Robots In a Car Factory

Industrializing Data Science and Analytics

Gartner´s “Hype Cycle for Advanced Analytics and Data Science 2015″ has just been published. The trends indicated in the hype cycle show a rising maturity of this young organizational discipline.  It is interesting to see that the buzzword “Big Data” has finally disappeared from the hype cycle, while machine learning (a discipline that has been there for decades, at least in academia) has reached the peak of inflated expectations.  This underpins a tendency to  move from big data (the bigger the better) to smart data (the smarter the better). Simply said: “No matter if it is big or small data, it is still data and we aim to get more value out of it.”

A trend that is also visible at a second glance is the emerging industrialization of data science, which is underpinned by a number of developments. Vendors increasingly support the management of analytical models built by data scientist over their entire life cycle, when they are scaled from prototype to company-wide adoption. So far, the management of analytical models has been rather disorganized in most companies.  Data scientists would create new models on an use case by use case basis. Some of the models have been actually doing what they promised to do and would be deployed in operations.

An end to end management of the models and a reuse of solution patterns for analytical models across the enterprise has not been actively enforced or governed. In a new project, they would often start nearly from scratch although a similar model might have been already developed in a different business unit. From an organizational point of view, it makes sense to have a centralized data science unit that can support data scientists in decentralized business units. A central data science unit can ensure that learnings are incorporated and fed back to the organization and that analytical models are consistently governed even after they are handed over to IT.

Very connected to this is the concept of the model factory. The idea is to bring automation and scalability to the process of building and deploying predictive models.  To find the best models, a huge number of models are built and tested using software tools that provide a high  degree of automation during devleopment. At the end of the process, only the best few models are deployed.

Finally, a thrilling concept comes from Gartner´s Alexander Linden, which is the concept of the analytics market place. Some companies such as Microsoft, Rapidminer and FICO have created marketplaces, where data science services and additional functionality are provided by third parties which can be purchased by users of the analytics platforms. This can become a true game changer. Similar to the third party apps and services provided at, analytics marketplaces could become a source of millions of very domain specific analytics micro-applications that drive innovation.

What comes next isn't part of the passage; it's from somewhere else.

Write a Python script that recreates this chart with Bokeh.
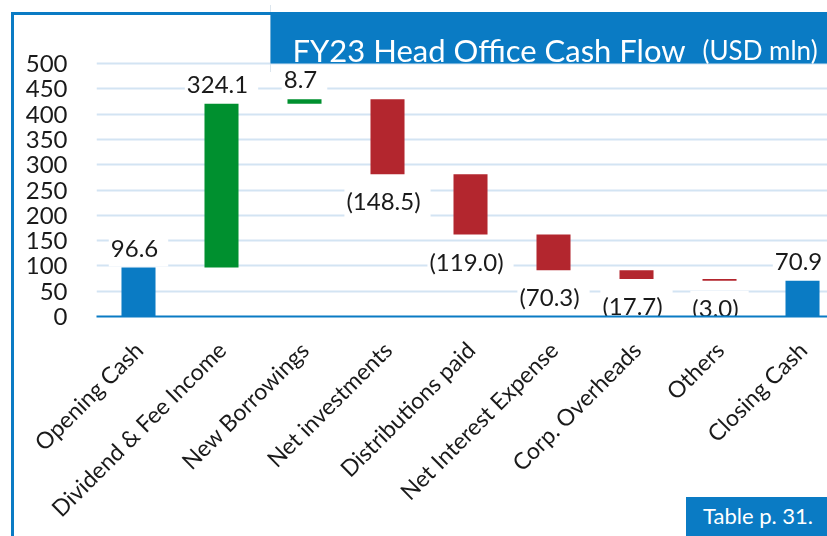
import math
from bokeh.plotting import figure
from bokeh.models import Range1d, FixedTicker, BoxAnnotation, Label, ColumnDataSource, GridBox, Div
from bokeh.core.properties import value
from bokeh.embed import file_html
from bokeh.resources import INLINE

categories = ["Opening Cash", "Dividend & Fee Income", "New Borrowings", "Net investments",
              "Distributions paid", "Net Interest Expense", "Corp. Overheads", "Others", "Closing Cash"]
changes = [96.6, 324.1, 8.7, -148.5, -119.0, -70.3, -17.7, -3.0, 70.9]
kinds = ["total", "up", "up", "down", "down", "down", "down", "down", "total"]
value_labels = ["96.6", "324.1", "8.7", "(148.5)", "(119.0)", "(70.3)", "(17.7)", "(3.0)", "70.9"]
y_ticks = [0, 50, 100, 150, 200, 250, 300, 350, 400, 450, 500]
title_main = "FY23 Head Office Cash Flow"
title_unit = "(USD mln)"
source_note = "Table p. 31."

BLUE = "#0A7BC4"
GREEN = "#00902F"
RED = "#B3262E"
GRID = "#D3E4F3"
FONT = "Lato"
TXT = "#1a1a1a"
color_map = {"total": BLUE, "up": GREEN, "down": RED}

xs, bottoms, tops, colors = [], [], [], []
running = 0.0
for i, (c, k) in enumerate(zip(changes, kinds)):
    if k == "total":
        b, t = 0.0, c
        running = c
    else:
        b, t = running, running + c
        running += c
    xs.append(i)
    bottoms.append(min(b, t))
    tops.append(max(b, t))
    colors.append(color_map[k])

src = ColumnDataSource(dict(x=xs, bottom=bottoms, top=tops, color=colors))

W, H = 827, 536

# ---- background layer: page frame decorations (viewport-fixed positions)
bg_html = f"""<div>
<div style="position:fixed;left:269.5px;top:5px;width:1px;height:67px;background:#DCE6EE;"></div>
<div style="position:fixed;left:11px;top:12px;width:3px;height:{H - 12}px;background:{BLUE};"></div>
<div style="position:fixed;left:11px;top:12px;width:{W - 11}px;height:3px;background:{BLUE};"></div>
<div style="position:fixed;left:686px;top:497px;width:{W - 686}px;height:{H - 497}px;background:{BLUE};"></div>
<div style="position:fixed;left:703px;top:505px;font-family:Lato;font-size:22px;line-height:1;color:white;white-space:nowrap;">{source_note}</div>
</div>"""
bg = Div(text=bg_html, width=W, height=H)

# ---- chart layer
p = figure(width=W, height=H, x_range=Range1d(-0.506, 8.301), y_range=Range1d(0, 600.8),
           output_backend="svg", toolbar_location=None,
           min_border_left=96, min_border_right=0, min_border_top=12, min_border_bottom=220)
p.outline_line_color = None
p.background_fill_color = None
p.border_fill_color = None

p.xgrid.grid_line_color = None
p.ygrid.ticker = FixedTicker(ticks=y_ticks)
p.ygrid.grid_line_color = GRID
p.ygrid.grid_line_width = 2

p.yaxis.ticker = FixedTicker(ticks=y_ticks)
p.yaxis.axis_line_color = None
p.yaxis.major_tick_line_color = None
p.yaxis.minor_tick_line_color = None
p.yaxis.major_label_standoff = 23
p.yaxis.major_label_text_font = FONT
p.yaxis.major_label_text_font_size = "24px"
p.yaxis.major_label_text_color = TXT

p.xaxis.ticker = FixedTicker(ticks=xs)
p.xaxis.major_label_overrides = {i: c for i, c in enumerate(categories)}
p.xaxis.major_label_orientation = math.pi / 4
p.xaxis.axis_line_color = BLUE
p.xaxis.axis_line_width = 2
p.xaxis.major_tick_line_color = None
p.xaxis.minor_tick_line_color = None
p.xaxis.major_label_standoff = 23
p.xaxis.major_label_text_font = FONT
p.xaxis.major_label_text_font_size = "23px"
p.xaxis.major_label_text_color = TXT

p.vbar(x="x", bottom="bottom", top="top", width=0.41, fill_color="color", line_color=None, source=src)

up_idx = [i for i, k in enumerate(kinds) if k != "down"]
dn_idx = [i for i, k in enumerate(kinds) if k == "down"]
p.text(x=[xs[i] for i in up_idx], y=[tops[i] for i in up_idx], text=[value_labels[i] for i in up_idx],
       text_align="center", text_baseline="bottom", y_offset=-1,
       text_font=value(FONT), text_font_size="24px", text_color=TXT,
       background_fill_color="white", padding=(2, 10, 2, 10))
p.text(x=[xs[i] for i in dn_idx], y=[bottoms[i] for i in dn_idx], text=[value_labels[i] for i in dn_idx],
       text_align="center", text_baseline="top", y_offset=10,
       text_font=value(FONT), text_font_size="24px", text_color=TXT,
       background_fill_color="white", padding=(2, 10, 2, 10))

cu = dict(left_units="canvas", right_units="canvas", top_units="canvas", bottom_units="canvas")
p.add_layout(BoxAnnotation(left=270, right=W, top=12, bottom=63, fill_color=BLUE, fill_alpha=1,
                           line_color=None, **cu))
p.add_layout(Label(x=292, y=49, x_units="canvas", y_units="canvas", text=title_main,
                   text_font=FONT, text_font_size="31px", text_color="white", text_baseline="alphabetic"))
p.add_layout(Label(x=702, y=49, x_units="canvas", y_units="canvas", text=title_unit,
                   text_font=FONT, text_font_size="26px", text_color="white", text_baseline="alphabetic"))

layout = GridBox(children=[(bg, 0, 0), (p, 0, 0)])
open("out.html", "w").write(file_html(layout, INLINE))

Today, we stand only at the beginning. I am convinced that in a few years time, data science and advanced analytics will be as industrialized as traditional IT. What has changed with the uprise of data science is the speed with which new applications are developed and deployed, the increased willingness to experiment and the direct way data innovates business models and business operations. Now, we only need to scale it to the rest of the enterprise to reap the full benefits.